Stephen Covey'in "En büyük iletişim sorunu, anlamak için dinlemememizdir. Cevap vermek için dinliyoruz." sözü, modern iletişimin en temel problemlerinden birini derinlemesine ele alıyor. Bu ifade, sadece bireysel ilişkilerde değil, profesyonel ve toplumsal iletişimde de önemli bir yer tutar. Peki, neden çoğu zaman dinlemek yerine sadece cevap vermeye odaklanıyoruz ve bu alışkanlık nasıl iletişimimizi olumsuz etkiliyor?
Söyleyecek çok şeyiniz olsa da, bazen cevap vermemek en iyisidir. Sessizlikte, bir dikkat dağıtıcı olmadan, dinlediğinizde insanlar saygı duyulduğunu ve takdir edildiğini hissederler.
Düşüncelerimizi susturmak ve başka birinin ne dediğini gerçekten duymak çaba gerektirir. Kontrol edemediğimiz değişkenlere odaklanmak yerine, dinlemek gibi kontrol edebileceğiniz şeylere odaklanmalıyız.
Cevap Vermek İçin Dinlemenin Sonuçları
İnsanlar genellikle bir konuşma sırasında, karşı tarafı anlamak yerine, nasıl cevap vereceklerine odaklanır. Bu, birkaç olumsuz sonuca yol açabilir:
Yüzeysel Anlama: Konuşmanın esas noktasını kaçırmak ve dolayısıyla karşı tarafın gerçek düşüncelerini ve duygularını anlamamak.
Yanlış Anlamalar: Dinlemenin yetersizliği, yanlış anlamalara ve bu nedenle çatışmalara yol açabilir.
Empati Eksikliği: Karşı tarafın hislerine ve perspektifine yeterince dikkat edilmemesi, empati kurmayı zorlaştırır ve ilişkileri zedeler.
Bağ Kuramama: Dinlenmediğini hisseden birey, duygusal ve psikolojik olarak uzaklaşabilir, bu da ilişkilerin sağlam temellere oturmasını engeller.
Anlamak İçin Dinlemenin Önemi
Covey'in vurguladığı gibi, anlamak için dinlemek, sağlıklı ve etkili iletişimin temelidir. Bu tür bir dinleme şekli, şu avantajları sağlar:
Derin Anlama: Karşı tarafın mesajını tam anlamıyla kavrayabilme ve onun bakış açısını gerçek anlamda görebilme.

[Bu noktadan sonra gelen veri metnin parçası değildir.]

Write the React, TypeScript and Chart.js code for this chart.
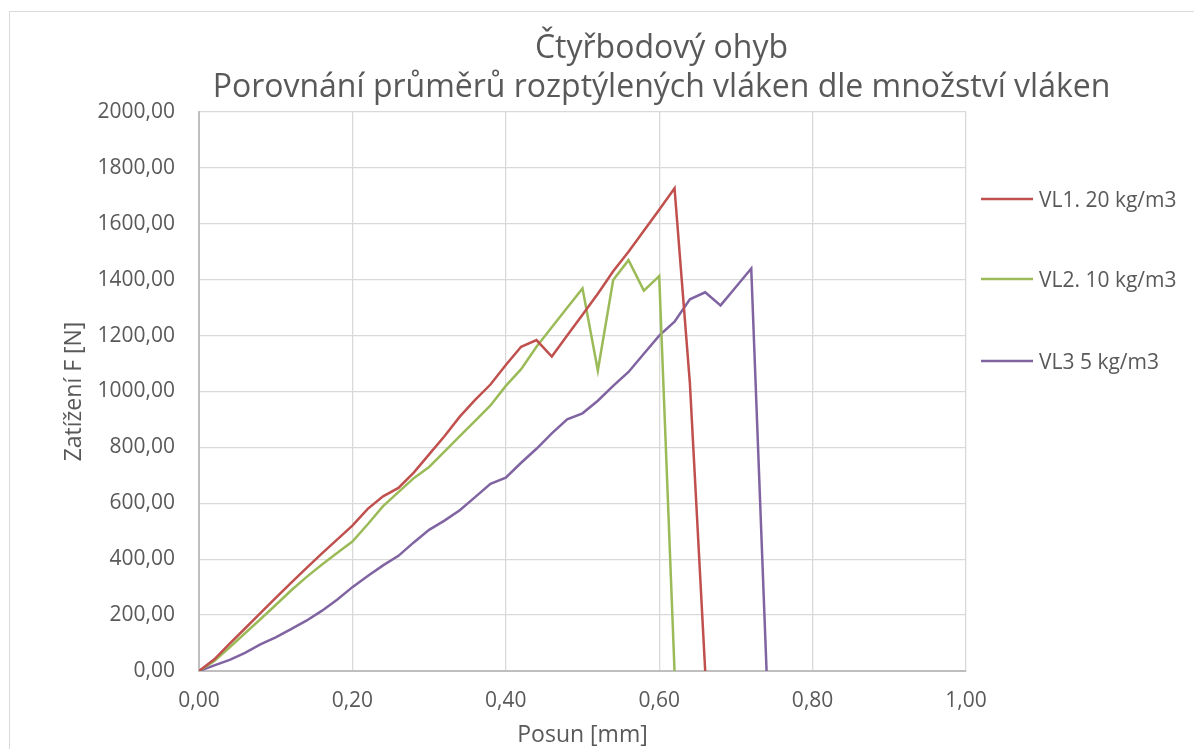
import React, { useEffect, useRef } from 'react';
import { Chart, registerables } from 'chart.js';

Chart.register(...registerables);

const FONT = '"Open Sans", "Noto Sans", sans-serif';
const TEXT_COLOR = '#595959';

const TITLE_LINES = ['Čtyřbodový ohyb', 'Porovnání průměrů rozptýlených vláken dle množství vláken'];
const X_TITLE = 'Posun [mm]';
const Y_TITLE = 'Zatížení F [N]';

const SERIES_NAMES = ['VL1. 20 kg/m3', 'VL2. 10 kg/m3', 'VL3 5 kg/m3'];
const SERIES_COLORS = ['#C0504D', '#9BBB59', '#8064A2'];

const X_MIN = 0;
const X_MAX = 1;
const X_STEP = 0.2;
const Y_MIN = 0;
const Y_MAX = 2000;
const Y_STEP = 200;

// VL1. 20 kg/m3
const POSUN_VL1 = [
  0, 0.02, 0.04, 0.06, 0.08, 0.1, 0.12, 0.14, 0.16, 0.18, 0.2, 0.22, 0.24, 0.26, 0.28, 0.3, 0.32,
  0.34, 0.36, 0.38, 0.4, 0.42, 0.44, 0.46, 0.48, 0.5, 0.52, 0.54, 0.56, 0.58, 0.6, 0.62, 0.64, 0.66,
];
const F_VL1 = [
  0, 42, 98, 152, 207, 262, 315, 368, 420, 470, 520, 580, 625, 655, 710, 775, 840,
  910, 970, 1025, 1095, 1160, 1184, 1125, 1200, 1275, 1350, 1430, 1500, 1575, 1650, 1727, 1030, 0,
];

// VL2. 10 kg/m3
const POSUN_VL2 = [
  0, 0.02, 0.04, 0.06, 0.08, 0.1, 0.12, 0.14, 0.16, 0.18, 0.2, 0.22, 0.24, 0.26, 0.28, 0.3, 0.32,
  0.34, 0.36, 0.38, 0.4, 0.42, 0.44, 0.46, 0.48, 0.5, 0.52, 0.54, 0.56, 0.58, 0.6, 0.62,
];
const F_VL2 = [
  0, 36, 85, 135, 185, 236, 288, 336, 380, 422, 463, 525, 590, 640, 690, 730, 785,
  840, 895, 950, 1020, 1080, 1160, 1230, 1300, 1369, 1075, 1399, 1470, 1361, 1413, 0,
];

// VL3 5 kg/m3
const POSUN_VL3 = [
  0, 0.02, 0.04, 0.06, 0.08, 0.1, 0.12, 0.14, 0.16, 0.18, 0.2, 0.22, 0.24, 0.26, 0.28, 0.3, 0.32,
  0.34, 0.36, 0.38, 0.4, 0.42, 0.44, 0.46, 0.48, 0.5, 0.52, 0.54, 0.56, 0.58, 0.6, 0.62, 0.64, 0.66,
  0.68, 0.7, 0.72, 0.74,
];
const F_VL3 = [
  0, 20, 40, 65, 95, 120, 150, 180, 215, 255, 300, 340, 378, 412, 460, 505, 538,
  575, 622, 670, 692, 745, 795, 850, 900, 922, 967, 1020, 1070, 1135, 1200, 1250, 1330, 1355,
  1308, 1374, 1440, 0,
];

const SERIES_X = [POSUN_VL1, POSUN_VL2, POSUN_VL3];
const SERIES_Y = [F_VL1, F_VL2, F_VL3];

const fmt = (v: number) => Number(v).toFixed(2).replace('.', ',');

const decorPlugin = {
  id: 'excelDecor',
  afterDraw(chart: any) {
    const ctx = chart.ctx as CanvasRenderingContext2D;
    const area = chart.chartArea;
    ctx.save();
    // Title
    ctx.fillStyle = TEXT_COLOR;
    ctx.font = `32px ${FONT}`;
    ctx.textAlign = 'center';
    ctx.textBaseline = 'alphabetic';
    const cx = (area.left + area.right) / 2 + 79;
    ctx.fillText(TITLE_LINES[0], cx, area.top - 54);
    ctx.fillText(TITLE_LINES[1], cx, area.top - 15);
    // Legend
    ctx.font = `21px ${FONT}`;
    ctx.textAlign = 'left';
    const lx = area.right + 15;
    const rowY = [area.top + 87, area.top + 167, area.top + 249];
    chart.data.datasets.forEach((ds: any, i: number) => {
      const y = rowY[i];
      ctx.strokeStyle = ds.borderColor;
      ctx.lineWidth = 2.5;
      ctx.beginPath();
      ctx.moveTo(lx, y);
      ctx.lineTo(lx + 52, y);
      ctx.stroke();
      ctx.fillStyle = TEXT_COLOR;
      ctx.fillText(ds.label, lx + 58, y + 7.5);
    });
    ctx.restore();
  },
};

export default function App() {
  const canvasRef = useRef<HTMLCanvasElement | null>(null);

  useEffect(() => {
    const canvas = canvasRef.current;
    if (!canvas) return;
    const datasets = SERIES_NAMES.map((name, i) => ({
      label: name,
      data: SERIES_X[i].map((x, j) => ({ x, y: SERIES_Y[i][j] })),
      borderColor: SERIES_COLORS[i],
      backgroundColor: SERIES_COLORS[i],
      borderWidth: 2.5,
      pointRadius: 0,
      pointHoverRadius: 0,
      tension: 0,
      fill: false,
    }));

    const chart = new Chart(canvas, {
      type: 'line',
      data: { datasets },
      plugins: [decorPlugin],
      options: {
        responsive: false,
        animation: false,
        devicePixelRatio: 1,
        layout: { padding: { top: 112, right: 228, bottom: 0, left: 0 } },
        plugins: {
          legend: { display: false },
          title: { display: false },
          tooltip: { enabled: false },
        },
        scales: {
          x: {
            type: 'linear',
            min: X_MIN,
            max: X_MAX,
            afterFit: (s: any) => {
              s.height = 78;
            },
            ticks: {
              stepSize: X_STEP,
              color: TEXT_COLOR,
              font: { family: FONT, size: 21 },
              padding: 17,
              maxRotation: 0,
              callback: (v: any) => fmt(v),
            },
            grid: { color: '#d9d9d9', lineWidth: 1.3, drawTicks: false },
            border: { color: '#bfbfbf', width: 2 },
            title: {
              display: true,
              text: X_TITLE,
              color: TEXT_COLOR,
              font: { family: FONT, size: 23 },
              padding: { top: 0, bottom: 0 },
            },
          },
          y: {
            type: 'linear',
            min: Y_MIN,
            max: Y_MAX,
            afterFit: (s: any) => {
              s.width = 199;
            },
            ticks: {
              stepSize: Y_STEP,
              color: TEXT_COLOR,
              font: { family: FONT, size: 21 },
              padding: 24,
              callback: (v: any) => fmt(v),
            },
            grid: { color: '#d9d9d9', lineWidth: 1.3, drawTicks: false },
            border: { color: '#bfbfbf', width: 2 },
            title: {
              display: true,
              text: Y_TITLE,
              color: TEXT_COLOR,
              font: { family: FONT, size: 23 },
              padding: { top: 61, bottom: 0 },
            },
          },
        },
      },
    });
    return () => chart.destroy();
  }, []);

  return (
    <div>
      <div
        style={{
          position: 'fixed',
          left: 9,
          top: 11,
          width: 1185,
          height: 738,
          borderTop: '1.5px solid #d9d9d9',
          borderLeft: '1.5px solid #d9d9d9',
          boxSizing: 'border-box',
        }}
      />
      <canvas
        ref={canvasRef}
        width={1194}
        height={749}
        style={{ position: 'fixed', left: 0, top: 0, width: 1194, height: 749 }}
      />
    </div>
  );
}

Güven İnşası: Dinlendiğini hisseden insanlar, karşısındaki kişiye daha fazla güvenir ve daha açık iletişim kurar.
Empati ve Bağ Kurma: Gerçekten anlamak için dinlemek, empati kurmayı kolaylaştırır ve bu da daha güçlü ve anlamlı ilişkiler oluşturur.
Sorun Çözme: Doğru ve derinlemesine anlaşılan problemler, daha etkili ve kalıcı çözümler bulunmasını sağlar.

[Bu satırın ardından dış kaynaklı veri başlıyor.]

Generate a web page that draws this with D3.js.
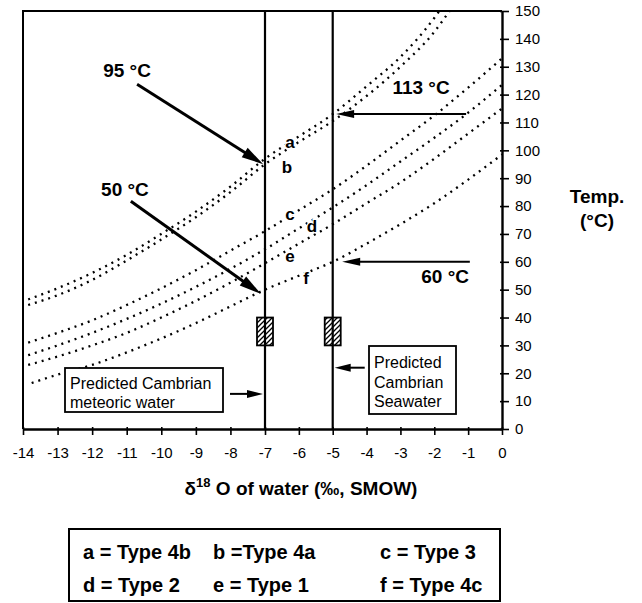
<!DOCTYPE html>
<html>
<head>
<meta charset="utf-8">
<script src="https://cdn.jsdelivr.net/npm/d3@7"></script>
<style>
  html, body { margin: 0; padding: 0; background: #fff; }
  svg { display: block; font-family: "Liberation Sans", Arial, Helvetica, sans-serif; }
</style>
</head>
<body>
<svg id="chart" width="642" height="603"></svg>
<script>
// Axis ticks
const deltaTicks = [-14, -13, -12, -11, -10, -9, -8, -7, -6, -5, -4, -3, -2, -1, 0];
const deltaTickLabels = ["-14", "-13", "-12", "-11", "-10", "-9", "-8", "-7", "-6", "-5", "-4", "-3", "-2", "-1", "0"];
const tempTicks = [0, 10, 20, 30, 40, 50, 60, 70, 80, 90, 100, 110, 120, 130, 140, 150];

// Calcite–water equilibrium curves: δ18O of water (‰) vs temperature (°C)
const curveIds = ["a", "b", "c", "d", "e", "f"];
const deltaA = [-13.85, -13, -12, -11, -10, -9, -8, -7, -6, -5, -4, -3, -2, -1.85];
const tempA  = [46.5, 50.5, 56, 62.5, 70, 78, 87, 97, 105, 113, 123, 133.5, 147.5, 150];
const deltaB = [-13.85, -13, -12, -11, -10, -9, -8, -7, -6, -5, -4, -3, -2, -1.55];
const tempB  = [44.5, 48, 53.5, 60.5, 68, 76, 85, 95, 103, 110.5, 119.5, 130, 142.5, 150];
const deltaC = [-13.85, -13, -12, -11, -10, -9, -8, -7, -6, -5, -4, -3, -2, -1, 0];
const tempC  = [31, 34.5, 39, 44.5, 50.5, 57, 64, 71, 78.5, 86, 94.5, 103.5, 112.5, 122.5, 133];
const deltaD = [-13.85, -13, -12, -11, -10, -9, -8, -7, -6, -5, -4, -3, -2, -1, 0];
const tempD  = [26.5, 30, 34.5, 39.5, 45, 51, 57.5, 64.5, 72, 79.5, 87.5, 96, 104.5, 113.5, 123.5];
const deltaE = [-13.85, -13, -12, -11, -10, -9, -8, -7, -6, -5, -4, -3, -2, -1, 0];
const tempE  = [23, 26, 30, 34.5, 40, 46, 52.5, 59.5, 66.5, 73.5, 81, 88.5, 97, 106, 115];
const deltaF = [-13.75, -13, -12, -11, -10, -9, -8, -7, -6, -5, -4, -3, -2, -1, 0];
const tempF  = [16.5, 19.5, 23, 27.5, 32.5, 38, 44, 50, 55, 60, 66.5, 73.5, 81, 89.5, 98.5];

// Predicted Cambrian water compositions and the temperature band (hatched)
const waterDelta = [-7, -5];
const bandTemp = [30, 40];

// Legend
const legendRows = [
  ["a = Type 4b", "b =Type 4a", "c = Type 3"],
  ["d = Type 2", "e = Type 1", "f = Type 4c"]
];

const curveData = [
  [deltaA, tempA], [deltaB, tempB], [deltaC, tempC],
  [deltaD, tempD], [deltaE, tempE], [deltaF, tempF]
].map(([dx, ty], i) => ({ id: curveIds[i], pts: dx.map((d, j) => [d, ty[j]]) }));

const svg = d3.select("#chart");
svg.append("rect").attr("width", 642).attr("height", 603).attr("fill", "#fff");

const x = d3.scaleLinear().domain([-14, -7, 0]).range([23, 265, 502]);
const y = d3.scaleLinear().domain([0, 150]).range([429, 11]);

const defs = svg.append("defs");
defs.append("clipPath").attr("id", "plotClip")
  .append("rect").attr("x", x(-14)).attr("y", y(150)).attr("width", x(0) - x(-14)).attr("height", y(0) - y(150));
const hatch = defs.append("pattern").attr("id", "hatch")
  .attr("patternUnits", "userSpaceOnUse").attr("width", 5).attr("height", 5);
hatch.append("path").attr("d", "M-1,1 l2,-2 M0,5 l5,-5 M4,6 l2,-2")
  .attr("stroke", "#000").attr("stroke-width", 1.3);

// Dotted curves
const line = d3.line().x(d => x(d[0])).y(d => y(d[1])).curve(d3.curveMonotoneX);
svg.append("g").attr("clip-path", "url(#plotClip)")
  .selectAll("path").data(curveData).join("path")
  .attr("d", d => line(d.pts))
  .attr("fill", "none").attr("stroke", "#000")
  .attr("stroke-width", 2.3).attr("stroke-dasharray", "2 5");

// Vertical lines for predicted water compositions
svg.append("g").selectAll("line").data(waterDelta).join("line")
  .attr("x1", d => x(d)).attr("x2", d => x(d))
  .attr("y1", y(150)).attr("y2", y(0))
  .attr("stroke", "#000").attr("stroke-width", 2.2);

// Hatched temperature bands
svg.append("g").selectAll("rect").data(waterDelta).join("rect")
  .attr("x", d => x(d) - 8).attr("width", 16)
  .attr("y", y(bandTemp[1])).attr("height", y(bandTemp[0]) - y(bandTemp[1]))
  .attr("fill", "url(#hatch)").attr("stroke", "#000").attr("stroke-width", 1.8);

// Frame: top and left edges
svg.append("path")
  .attr("d", `M${x(-14)},${y(0)}V${y(150)}H${x(0)}`)
  .attr("fill", "none").attr("stroke", "#000").attr("stroke-width", 2);

// Bottom axis
const xAxis = svg.append("g").attr("transform", `translate(0,${y(0)})`)
  .call(d3.axisBottom(x).tickValues(deltaTicks)
    .tickFormat((d, i) => deltaTickLabels[i])
    .tickSizeInner(6).tickSizeOuter(0).tickPadding(12));
xAxis.select(".domain").attr("stroke-width", 2.4);
xAxis.selectAll(".tick line").attr("y1", -2).attr("stroke-width", 1.6);
xAxis.selectAll("text").attr("font-size", 15).attr("font-family", "Liberation Sans, Arial, sans-serif").attr("fill", "#000");

// Right axis
const yAxis = svg.append("g").attr("transform", `translate(${x(0)},0)`)
  .call(d3.axisRight(y).tickValues(tempTicks)
    .tickSizeInner(7).tickSizeOuter(0).tickPadding(6));
yAxis.select(".domain").attr("stroke-width", 2.4);
yAxis.selectAll(".tick line").attr("x1", -2).attr("stroke-width", 1.6);
yAxis.selectAll("text").attr("font-size", 15).attr("font-family", "Liberation Sans, Arial, sans-serif").attr("fill", "#000");

// Curve letters
const curveLabels = [
  { t: "a", d: -6.26, T: 102.9 }, { t: "b", d: -6.35, T: 93.9 },
  { t: "c", d: -6.26, T: 77 },    { t: "d", d: -5.61, T: 72.7 },
  { t: "e", d: -6.26, T: 62.2 },  { t: "f", d: -5.79, T: 54.3 }
];
svg.append("g").selectAll("text").data(curveLabels).join("text")
  .attr("x", d => x(d.d)).attr("y", d => y(d.T)).attr("dy", "0.35em")
  .attr("text-anchor", "middle").attr("font-size", 17).attr("font-weight", "bold")
  .attr("stroke", "#fff").attr("stroke-width", 2.5).attr("paint-order", "stroke")
  .text(d => d.t);

// Arrows
function arrow(x1, y1, x2, y2, w, hl, hw) {
  const dx = x2 - x1, dy = y2 - y1, L = Math.hypot(dx, dy), ux = dx / L, uy = dy / L;
  const bx = x2 - ux * hl, by = y2 - uy * hl;
  svg.append("line").attr("x1", x1).attr("y1", y1).attr("x2", bx + ux * 2).attr("y2", by + uy * 2)
    .attr("stroke", "#000").attr("stroke-width", w);
  svg.append("path")
    .attr("d", `M${x2},${y2}L${bx - uy * hw / 2},${by + ux * hw / 2}L${bx + uy * hw / 2},${by - ux * hw / 2}Z`)
    .attr("fill", "#000");
}
arrow(x(-10.7), y(123.7), x(-7.05), y(95), 3, 22, 11);
arrow(x(-10.88), y(81.7), x(-7.12), y(48.5), 3, 22, 11);
arrow(x(-1.06), y(113), x(-4.9), y(113), 2, 18, 8);
arrow(x(-0.95), y(60), x(-4.72), y(60), 2, 18, 8);
arrow(x(-7) - 35, y(12.6), x(-7) - 2, y(12.6), 2, 16, 8);
arrow(x(-5) + 32, y(22), x(-5) + 2, y(22), 2, 16, 8);

// Temperature call-outs
const callouts = [
  { t: "95 °C", d: -10.99, T: 128.8 },
  { t: "50 °C", d: -11.05, T: 86 },
  { t: "113 °C", d: -2.39, T: 122.7 },
  { t: "60 °C", d: -1.68, T: 55 }
];
svg.append("g").selectAll("text").data(callouts).join("text")
  .attr("x", d => x(d.d)).attr("y", d => y(d.T)).attr("dy", "0.36em")
  .attr("text-anchor", "middle").attr("font-size", 19).attr("font-weight", "bold")
  .text(d => d.t);

// Annotation boxes
function noteBox(bx, by, bw, bh, lines, tx, ty, lh) {
  svg.append("rect").attr("x", bx).attr("y", by).attr("width", bw).attr("height", bh)
    .attr("fill", "#fff").attr("stroke", "#000").attr("stroke-width", 1.8);
  const t = svg.append("text").attr("font-size", 16);
  lines.forEach((s, i) => t.append("tspan").attr("x", tx).attr("y", ty + i * lh).text(s));
}
noteBox(65, 368, 158, 44, ["Predicted Cambrian", "meteoric water"], 70, 389, 19);
noteBox(369, 346, 87, 68, ["Predicted", "Cambrian", "Seawater"], 374, 368, 19.5);

// Axis titles
const xt = svg.append("text").attr("x", 301).attr("y", 495)
  .attr("text-anchor", "middle").attr("font-size", 19).attr("font-weight", "bold");
xt.append("tspan").text("δ");
xt.append("tspan").attr("font-size", 13).attr("dy", -8).text("18");
xt.append("tspan").attr("dy", 8).text(" O of water (‰, SMOW)");

svg.append("text").attr("x", 597).attr("y", 196).attr("dy", "0.36em")
  .attr("text-anchor", "middle").attr("font-size", 19).attr("font-weight", "bold").text("Temp.");
svg.append("text").attr("x", 597).attr("y", 220).attr("dy", "0.36em")
  .attr("text-anchor", "middle").attr("font-size", 19).attr("font-weight", "bold").text("(°C)");

// Legend box
svg.append("rect").attr("x", 69).attr("y", 529).attr("width", 431).attr("height", 72)
  .attr("fill", "#fff").attr("stroke", "#000").attr("stroke-width", 2);
const colX = [83, 213, 380];
const rowY = [559, 592];
legendRows.forEach((row, r) => row.forEach((s, c) => {
  svg.append("text").attr("x", colX[c]).attr("y", rowY[r])
    .attr("font-size", 20).attr("font-weight", "bold").text(s);
}));
</script>
</body>
</html>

Anlamak İçin Nasıl Dinleriz?
Anlamak için dinlemek, bilinçli bir çaba gerektirir. İşte bu beceriyi geliştirmek için bazı stratejiler:
Aktif Dinleme: Konuşurken göz teması kurmak, başını sallamak gibi aktif dinleme işaretleri kullanmak. Bu, karşı tarafa gerçekten dinlendiğini hissettirir.
Empatik Dinleme: Karşı tarafın duygularını ve düşüncelerini anlamaya çalışmak, onların yerinde olsaydık nasıl hissedeceğimizi düşünmek.
Soru Sormak: Anlamadığınız noktaları netleştirmek için sorular sormak. Bu, karşınızdaki kişinin mesajını tam olarak anlamanıza yardımcı olur.
Yargısız Dinleme: Ön yargılarınızı bir kenara bırakarak, karşı tarafın söylediklerini tarafsız bir şekilde dinlemek.
Geri Bildirim: Karşı tarafa anladığınızı göstermek için geri bildirim vermek. Bu, "Söylediklerinden anladığım kadarıyla..." gibi ifadelerle yapılabilir.
Stephen Covey'in sözünde belirttiği gibi, anlamak için dinlememek, iletişimdeki en büyük sorunlardan biridir. Bu sorunun üstesinden gelmek için bilinçli bir çaba göstermemiz ve dinleme alışkanlıklarımızı yeniden gözden geçirmemiz gerekir. Anlamak için dinlediğimizde, sadece daha sağlıklı ve güçlü ilişkiler kurmakla kalmaz, aynı zamanda toplumsal ve profesyonel yaşamda da daha etkili ve başarılı oluruz.